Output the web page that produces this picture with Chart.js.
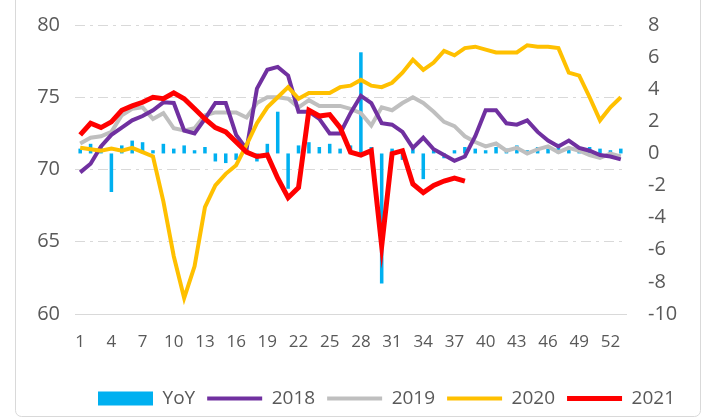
<!DOCTYPE html>
<html>
<head>
<meta charset="utf-8">
<script src="https://cdn.jsdelivr.net/npm/chart.js@4.4.1/dist/chart.umd.min.js"></script>
<style>
  html, body { margin: 0; padding: 0; background: #fff; }
  #wrap { position: relative; width: 713px; height: 418px; overflow: hidden; }
</style>
</head>
<body>
<div id="wrap"><canvas id="chart" width="713" height="418"></canvas></div>
<script>
'use strict';

// week numbers on the category axis
const weeks = [1, 2, 3, 4, 5, 6, 7, 8, 9, 10, 11, 12, 13, 14, 15, 16, 17, 18, 19, 20,
  21, 22, 23, 24, 25, 26, 27, 28, 29, 30, 31, 32, 33, 34, 35, 36, 37, 38, 39, 40,
  41, 42, 43, 44, 45, 46, 47, 48, 49, 50, 51, 52, 53];

// left axis series
const s2018 = [69.8, 70.4, 71.6, 72.4, 72.9, 73.4, 73.7, 74.1, 74.65, 74.6,
  72.7, 72.5, 73.5, 74.6, 74.6, 72.4, 71.4, 75.6, 76.9, 77.1,
  76.5, 74.0, 74.0, 73.5, 72.5, 72.5, 73.9, 75.1, 74.6, 73.2,
  73.1, 72.6, 71.5, 72.2, 71.4, 71.0, 70.6, 70.9, 72.3, 74.1,
  74.1, 73.2, 73.1, 73.4, 72.6, 72.0, 71.6, 72.0, 71.5, 71.3,
  71.0, 70.9, 70.7];
const s2019 = [71.8, 72.2, 72.3, 72.6, 73.75, 74.2, 74.3, 73.5, 73.9, 72.85,
  72.7, 72.85, 73.75, 73.95, 73.95, 73.95, 73.6, 74.6, 75.0, 75.0,
  74.9, 74.3, 74.8, 74.4, 74.4, 74.4, 74.2, 73.9, 73.05, 74.3,
  74.1, 74.6, 75.0, 74.6, 74.0, 73.3, 73.0, 72.3, 71.9, 71.6,
  71.8, 71.3, 71.5, 71.1, 71.4, 71.6, 71.2, 71.5, 71.3, 71.0,
  70.8, 71.1, 70.9];
const s2020 = [71.5, 71.4, 71.3, 71.45, 71.3, 71.5, 71.2, 70.9, 67.8, 64.0,
  61.1, 63.3, 67.4, 68.9, 69.7, 70.3, 71.7, 73.2, 74.3, 75.0,
  75.7, 74.9, 75.3, 75.3, 75.3, 75.7, 75.8, 76.2, 75.8, 75.7,
  76.0, 76.7, 77.6, 76.9, 77.4, 78.2, 77.9, 78.4, 78.5, 78.3,
  78.1, 78.1, 78.1, 78.6, 78.5, 78.5, 78.4, 76.7, 76.5, 75.0,
  73.4, 74.3, 75.0];
const s2021 = [72.4, 73.2, 72.9, 73.3, 74.1, 74.4, 74.65, 75.0, 74.9, 75.3,
  74.9, 74.2, 73.5, 72.9, 72.6, 71.9, 71.2, 70.9, 71.0, 69.4,
  68.05, 68.75, 74.1, 73.7, 73.8, 72.9, 71.2, 71.0, 71.3, 64.7,
  71.1, 71.3, 69.0, 68.4, 68.9, 69.2, 69.4, 69.2, null, null,
  null, null, null, null, null, null, null, null, null, null,
  null, null, null];

// right axis bars
const yoy = [0.3, 0.6, 0.4, -2.4, 0.5, 0.8, 0.7, 0.2, 0.6, 0.3,
  0.5, 0.2, 0.4, -0.5, -0.6, -0.4, 0.3, -0.5, 0.6, 2.6,
  -2.2, 0.5, 0.7, 0.4, 0.6, 0.3, 0.5, 6.3, 0.4, -8.1,
  0.3, -0.4, 0.5, -1.6, 0.3, -0.3, 0.2, 0.4, 0.3, 0.2,
  0.4, 0.3, 0.5, 0.2, 0.4, 0.3, 0.6, 0.3, 0.2, 0.4,
  0.3, 0.2, 0.3];

const leftTicks = { min: 60, max: 80, step: 5 };
const rightTicks = { min: -10, max: 8, step: 2 };

const TEXT = '#595959';
const FONT = "'Open Sans', 'Noto Sans', sans-serif";

// light rounded frame like the office chart area
const frame = {
  id: 'frame',
  beforeDraw(chart) {
    const c = chart.ctx;
    c.save();
    c.fillStyle = '#fff';
    c.fillRect(0, 0, chart.width, chart.height);
    c.strokeStyle = '#d9d9d9';
    c.lineWidth = 1;
    c.beginPath();
    c.roundRect(15.5, -10.5, 685, 427, 6);
    c.stroke();
    c.restore();
  }
};

// legend sits a little right of centre in the original
const legendShift = {
  id: 'legendShift',
  afterLayout(chart) {
    chart.legend.left += 30;
    chart.legend.right += 30;
  }
};

function lineSet(label, data, color, width, order) {
  return {
    type: 'line', label, data, yAxisID: 'y',
    borderColor: color, backgroundColor: color,
    borderWidth: width, pointRadius: 0, tension: 0,
    spanGaps: false, order,
    pointStyle: 'line'
  };
}

new Chart(document.getElementById('chart'), {
  data: {
    labels: weeks,
    datasets: [
      { type: 'bar', label: 'YoY', data: yoy, yAxisID: 'y1', backgroundColor: '#00B0F0',
        barPercentage: 0.34, categoryPercentage: 1, order: 10, pointStyle: 'rect' },
      lineSet('2018', s2018, '#7030A0', 4, 4),
      lineSet('2019', s2019, '#BFBFBF', 4, 5),
      lineSet('2020', s2020, '#FFC000', 4, 3),
      lineSet('2021', s2021, '#FF0000', 5, 2)
    ]
  },
  options: {
    responsive: false,
    animation: false,
    devicePixelRatio: 1,
    layout: { padding: { left: 0, right: 0, top: 25, bottom: 0 } },
    plugins: {
      tooltip: { enabled: false },
      legend: {
        position: 'bottom',
        labels: {
          color: TEXT, font: { family: FONT, size: 19 },
          usePointStyle: true, pointStyleWidth: 55, boxHeight: 14, padding: 12,
          sort: (a, b) => a.datasetIndex - b.datasetIndex
        }
      }
    },
    scales: {
      x: {
        grid: { display: false },
        border: { display: true, color: '#d9d9d9' },
        ticks: {
          color: TEXT, font: { family: FONT, size: 17 }, padding: 10,
          autoSkip: false, maxRotation: 0,
          callback: (v, i) => (i % 3 === 0 ? String(weeks[i]) : '')
        },
        afterFit: s => { s.height = 63; }
      },
      y: {
        position: 'left', min: leftTicks.min, max: leftTicks.max,
        grid: { color: '#d9d9d9', drawTicks: false, lineWidth: 1 },
        border: { display: false, dash: [10, 5, 3, 5] },
        ticks: { stepSize: leftTicks.step, color: TEXT, font: { family: FONT, size: 20, lineHeight: 1 }, padding: 15 },
        afterFit: s => { s.width = 75; }
      },
      y1: {
        position: 'right', min: rightTicks.min, max: rightTicks.max,
        grid: { display: false, drawTicks: true, tickLength: 7 },
        border: { display: false },
        ticks: { stepSize: rightTicks.step, color: TEXT, font: { family: FONT, size: 20, lineHeight: 1 }, padding: 15 },
        afterFit: s => { s.width = 87; }
      }
    }
  },
  plugins: [frame, legendShift]
});
</script>
</body>
</html>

■ ■ ■

#### What you need to do
Return only the lines from the start of the data through the line that contains "51, 52, 53];", please, copying them exactly and omitting all pictures.

#### Exercise answer
Output the web page that produces this picture with Chart.js.
<!DOCTYPE html>
<html>
<head>
<meta charset="utf-8">
<script src="https://cdn.jsdelivr.net/npm/chart.js@4.4.1/dist/chart.umd.min.js"></script>
<style>
  html, body { margin: 0; padding: 0; background: #fff; }
  #wrap { position: relative; width: 713px; height: 418px; overflow: hidden; }
</style>
</head>
<body>
<div id="wrap"><canvas id="chart" width="713" height="418"></canvas></div>
<script>
'use strict';

// week numbers on the category axis
const weeks = [1, 2, 3, 4, 5, 6, 7, 8, 9, 10, 11, 12, 13, 14, 15, 16, 17, 18, 19, 20,
  21, 22, 23, 24, 25, 26, 27, 28, 29, 30, 31, 32, 33, 34, 35, 36, 37, 38, 39, 40,
  41, 42, 43, 44, 45, 46, 47, 48, 49, 50, 51, 52, 53];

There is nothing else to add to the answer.